The pseudo-anonymous nature of FinTech broadly, and cryptocurrencies more specifically, do give rise to an increased risk of money laundering and even terrorist financing. Many tokens used in FinTech processes today are like bearer shares of past decades – anonymous and portable. These developments represent a potentially systematic threat to global financial services. Providing the benefits of innovation and the protection of an appropriate regulatory structure requires smart FinTech regulation that can strike the right balance.
Achieving this kind of balance between privacy and transparency will be a game changer for the use of FinTech around the world and especially within the funds industry and among larger institutional investors. For example, high quality digital tokens could then be issued by funds and could be listed on digital exchanges and traded by investors with globally certified digital IDs, thereby creating liquidity and stickier capital for fund managers.
Attracting FinTech companies and keeping current with FinTech changes in existing sectors will be an enormous challenge that neither government nor industry can achieve alone. The Cayman Islands has embraced a collaborative approach. Government and industry are working together to create a legal and regulatory regime that supports innovation to fuel successful FinTech development, while it incorporates the commitment to anti-money laundering transparency and cross-border sharing of information with tax and law enforcement authorities into the legal and regulatory regime.
That approach has established the Cayman Islands as one of the leading jurisdictions not only for FinTech but also a diverse set of financial services sectors. This will also become a defining requirement of IFCs of the future if they are to remain competitive. Large institutional investors will increasingly demand the efficiency that comes with accessing a range of financial services sectors in a single, neutral location. Strong, long-term success for IFCs comes through going beyond simple diversification within industry sectors to leading in multiple sectors, as the Cayman Islands does.
World Class Professionals And Credibility
None of these other characteristics will be possible without attracting and retaining top professional talent. This is not only one of the most important factors in the success of IFCs of the future, it is also among the most difficult factors to replicate.
To attract and retain world-class professionals, IFCs must demonstrate a commitment to creating an environment in which smart, hard-working professionals want to work, live, and raise families. The Cayman Islands, for example, makes strategic investments to provide an outstanding quality of life for them and their families through world-class infrastructure, health care, education and culture. These investments pay off with a knowledgeable and committed workforce that has the expertise to provide leadership in a rapidly changing environment.

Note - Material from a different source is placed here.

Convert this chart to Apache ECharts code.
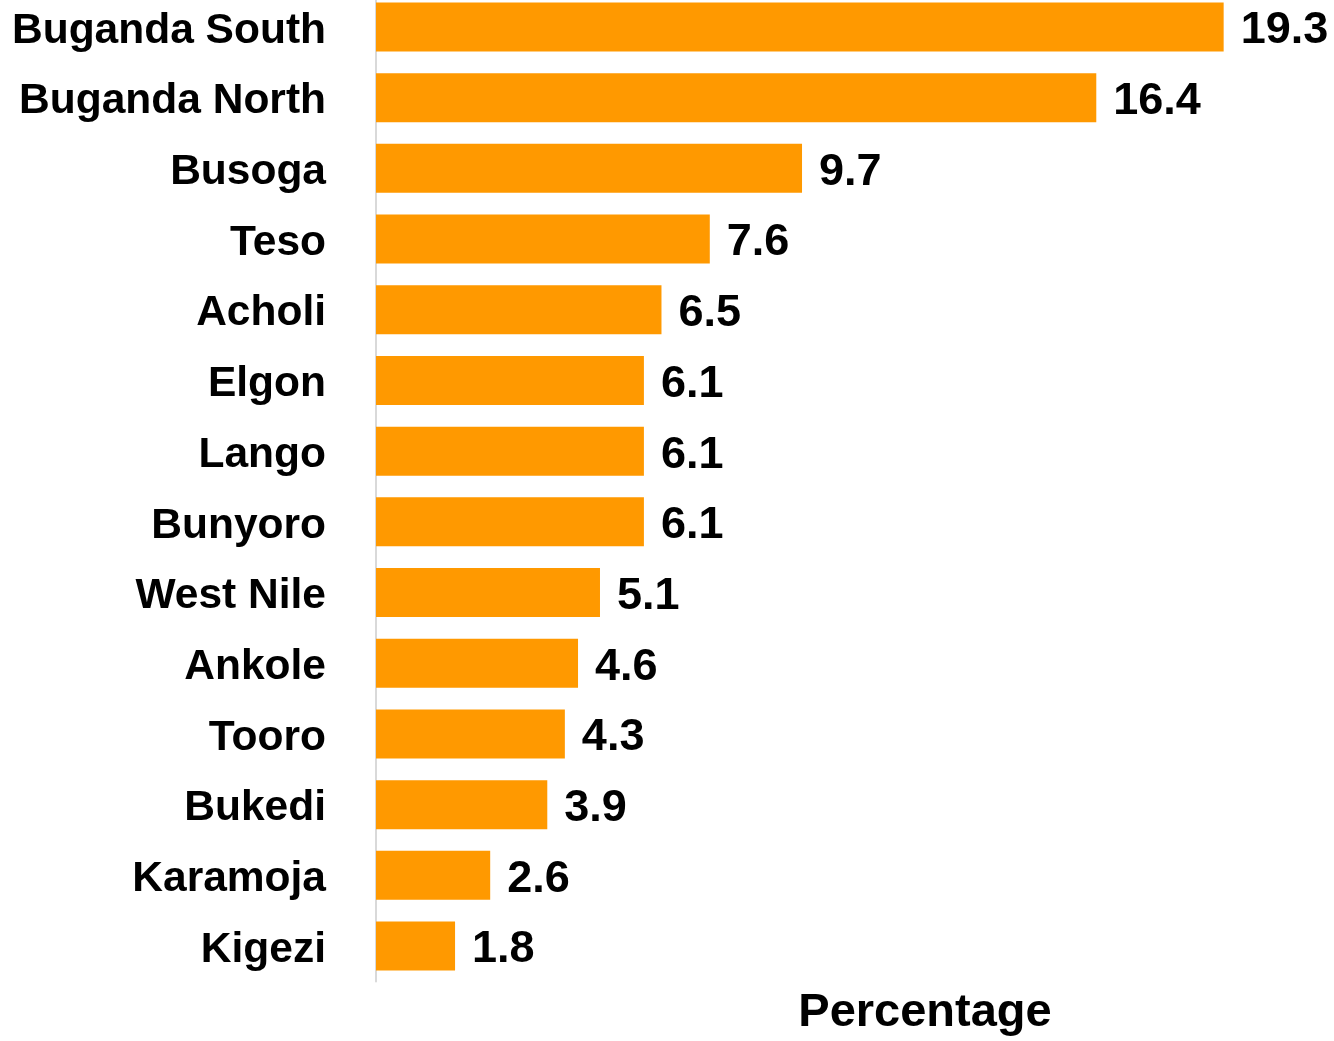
<!DOCTYPE html>
<html>
<head>
<meta charset="utf-8">
<script src="https://cdn.jsdelivr.net/npm/echarts@6/dist/echarts.min.js"></script>
<style>
  html, body { margin: 0; padding: 0; background: #fff; }
  #chart { width: 1334px; height: 1041px; }
</style>
</head>
<body>
<div id="chart"></div>
<script>
const regions = ["Buganda South", "Buganda North", "Busoga", "Teso", "Acholi", "Elgon", "Lango",
  "Bunyoro", "West Nile", "Ankole", "Tooro", "Bukedi", "Karamoja", "Kigezi"];
const percentage = [19.3, 16.4, 9.7, 7.6, 6.5, 6.1, 6.1, 6.1, 5.1, 4.6, 4.3, 3.9, 2.6, 1.8];

const font = "'Liberation Sans', Arial, sans-serif";

const chart = echarts.init(document.getElementById("chart"));
chart.setOption({
  animation: false,
  // grid runs past the right edge on purpose (axis goes to 25)
  grid: {left: 376, top: -8.4, height: 989.8, width: 1098, outerBoundsMode: "none"},
  xAxis: {
    type: "value",
    min: 0,
    max: 25,
    name: "Percentage",
    nameLocation: "middle",
    nameGap: 8,
    nameTextStyle: {fontFamily: font, fontWeight: "bold", fontSize: 47, color: "#000"},
    axisLine: {show: false},
    axisTick: {show: false},
    axisLabel: {show: false},
    splitLine: {show: false},
  },
  yAxis: {
    type: "category",
    inverse: true,
    data: regions,
    axisLine: {show: true, lineStyle: {color: "#d9d9d9", width: 2}},
    axisTick: {show: false},
    axisLabel: {
      margin: 50,
      formatter: v => "{a|" + v + "}",
      rich: {
        a: {
          padding: [8, 0, 0, 0],
          fontFamily: font,
          fontWeight: "bold",
          fontSize: 42.5,
          color: "#000",
        },
      },
    },
  },
  series: [
    {
      type: "bar",
      data: percentage,
      barWidth: 49,
      itemStyle: {color: "#ff9900"},
      label: {
        show: true,
        position: "right",
        distance: 17,
        offset: [0, 4],
        fontFamily: font,
        fontWeight: "bold",
        fontSize: 45,
        color: "#000",
        formatter: p => p.value.toFixed(1),
      },
    },
  ],
});
</script>
</body>
</html>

IFCs have always had to evolve to keep pace with the competitive demands of the market. However, the intensity of those demands and the speed at which the market and standards environment are changing is greater than ever before. Some IFCs, like the Cayman Islands, are better positioned to adapt to those changes due to investments made in previous decades to lay the groundwork for growth. Success in focusing on the core characteristics outlined here will define which IFCs emerge from this period of uncertainty to serve the global financial services industry of the future.